Lunes de la III Semana de Adviento

Núm 24, 2-7. 15-17

En la primera lectura escuchamos una profecía muy singular.  Se trata de un profeta, es decir, de alguien que inspirado por Dios habla en su nombre; pero no es un profeta del pueblo de Israel, sino que es un extranjero y, en el caso, enviado en contra de Israel.  Se trata de un profeta originario de Siria.  Israel se va adueñando de la tierra prometida; el rey de Moab, temiendo ser atacado, mandó traer al profeta y le encargó que maldijera a Israel para alejarlo de sus dominios, pero los oráculos del profeta fueron de bendición y no de maldición. 

El rey Balaq le decía: “ya que no los maldices, por lo menos no los bendigas” Respondió Balaam: “¿No te he dicho que hago todo lo que me dice Dios?”

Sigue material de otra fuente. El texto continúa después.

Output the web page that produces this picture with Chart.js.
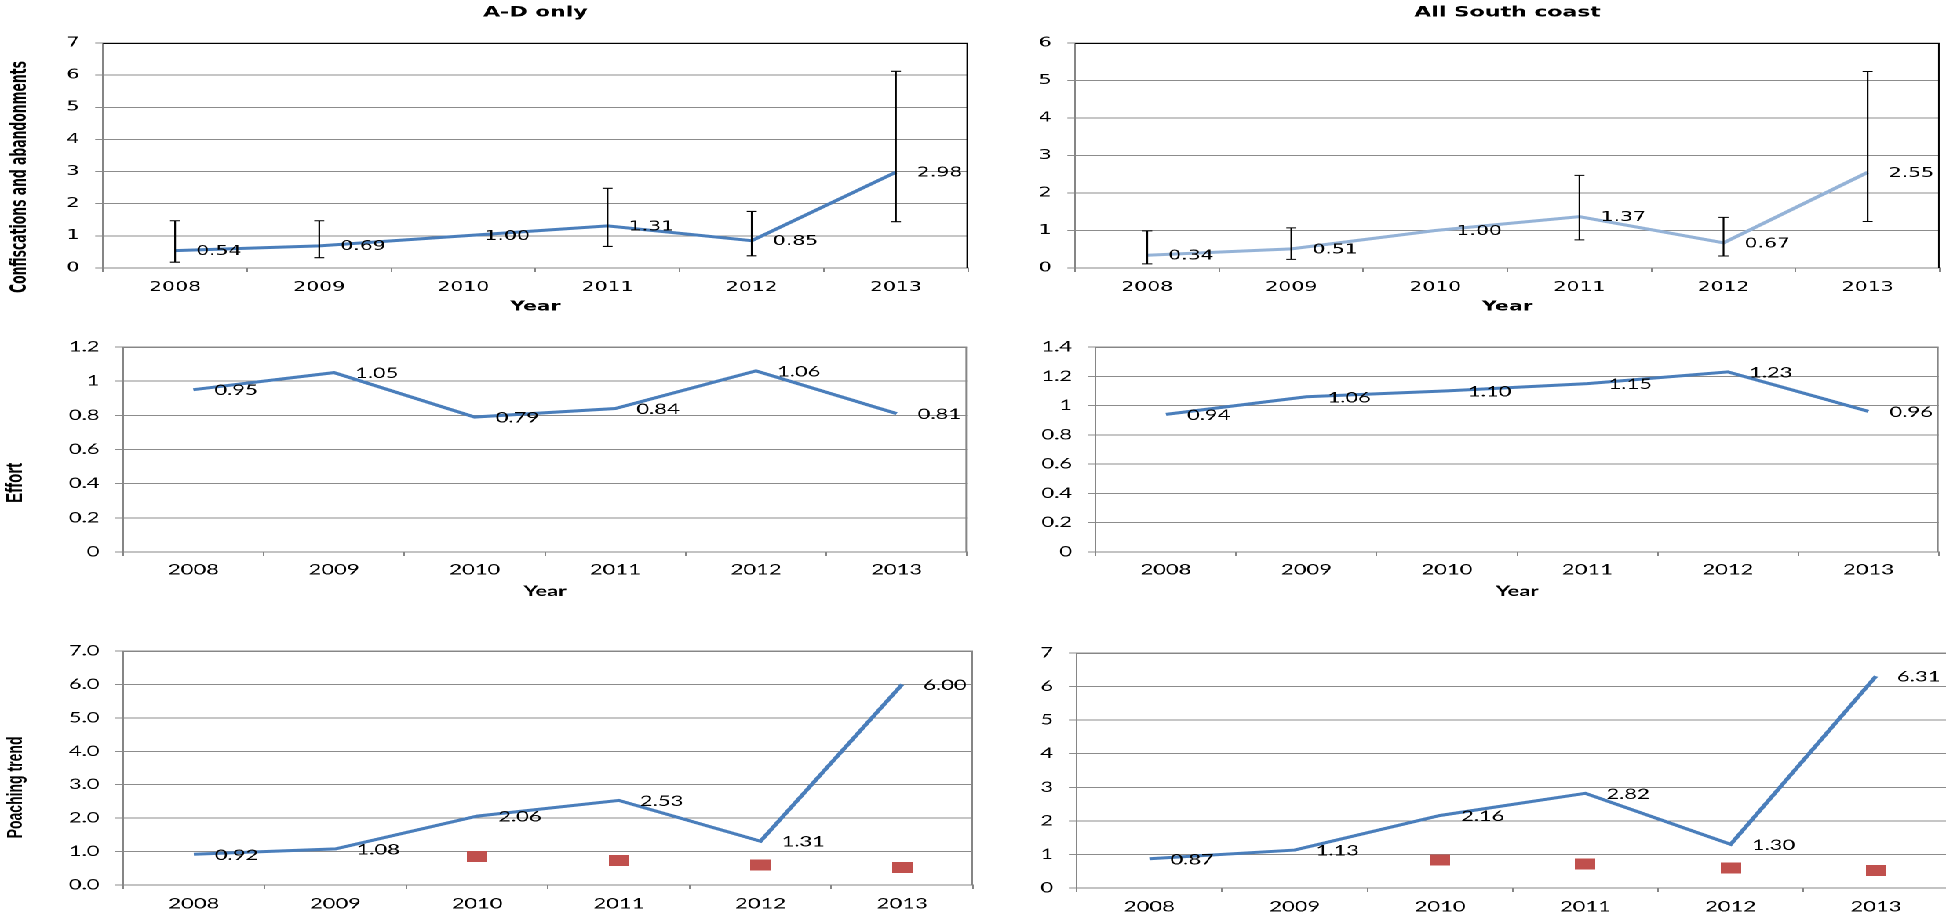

Colocado el profeta en un lugar desde donde podía ver a todo el ejército de Israel acampado, pronunció el bellísimo oráculo que acabamos de escuchar.  Este oráculo, la tradición cristiana lo ha visto como mesiánico.  La imagen de la estrella—la luz—y el centro—el poder—, dominan todo el oráculo que va a encontrar su perfección en la promesa del ángel: “Él será grande y será llamado Hijo del Altísimo, y el Señor Dios le dará el trono de David, su padre; reinará sobre la casa de Jacob por los siglos y su reino no tendrá fin”.

Mt 21, 23-27

Los fariseos y todos aquellos que habían sido perjudicados por la expulsión de los vendedores del Templo, se unen para poner a prueba a Jesús. Podrían tramar algo así: “A ese maestro tenemos que acusarle de blasfemo. Si le tiramos de la lengua y le provocamos con adulaciones nos dirá quién es, lo que la gentuza anda pregonando de Él: que es “divino”, que es hijo del Altísimo… o algo por el estilo. Entonces será más sencillo acusarlo…”

Pero Jesús conoce sus pensamientos, sus intenciones torcidas y su mala fe. No responde, porque ellos tampoco tienen el valor de reconocer su pecado. Jesús enseñaba con autoridad, no como los escribas y fariseos. Mientras ellos se refieren a las tradiciones, a interpretaciones o a normas, Jesús habla en primera persona. “Yo les digo”… su autoridad moral es incomparable porque a su doctrina añade la convincente fuerza de sus milagros. Habrá quien no crea en sus palabras, pero ¿y a los hechos? ¿Quién los podía negar? Como arguyó ante los fariseos el ciego de nacimiento recién curado: “si éste (Jesús) no viniera de Dios, no podría hacer nada”. Pero he aquí que “topamos” con el misterio de nuestra libertad humana, que es capaz hasta de negar lo que es evidente.

La libertad es el mayor don que hemos recibido y también nuestro mayor riesgo. Con ella podemos aceptar a nuestro Creador, pero paradójicamente también negarle. Dios no nos ha “programado”, para que le aceptemos por obligación. No somos computadoras, sino que nuestras opciones son libres. Prueba de ello es que podemos optar por lo que no es de Dios. ¡Qué responsabilidad tenemos para saber usar bien de ella! Y ser libre es optar por obrar según la conciencia.

No según es simple gusto… porque la conciencia responde ante Dios del bien, de lo mejor, y también del mal. Por ejemplo: una mentalidad materialista, no puede ser libre, porque está condicionada por el dinero, etc. Por tanto, si la libertad está gobernada por una conciencia recta, regida por la ley del amor (generosa, veraz, sincera y sacrificada), aunque pueda equivocarse alguna vez, también sabrá reencontrar el camino y elegir siempre lo bueno.

Dios habla en nuestro interior, lo ilumina para que nuestra libertad sea siempre la de un buen hijo ante su Padre.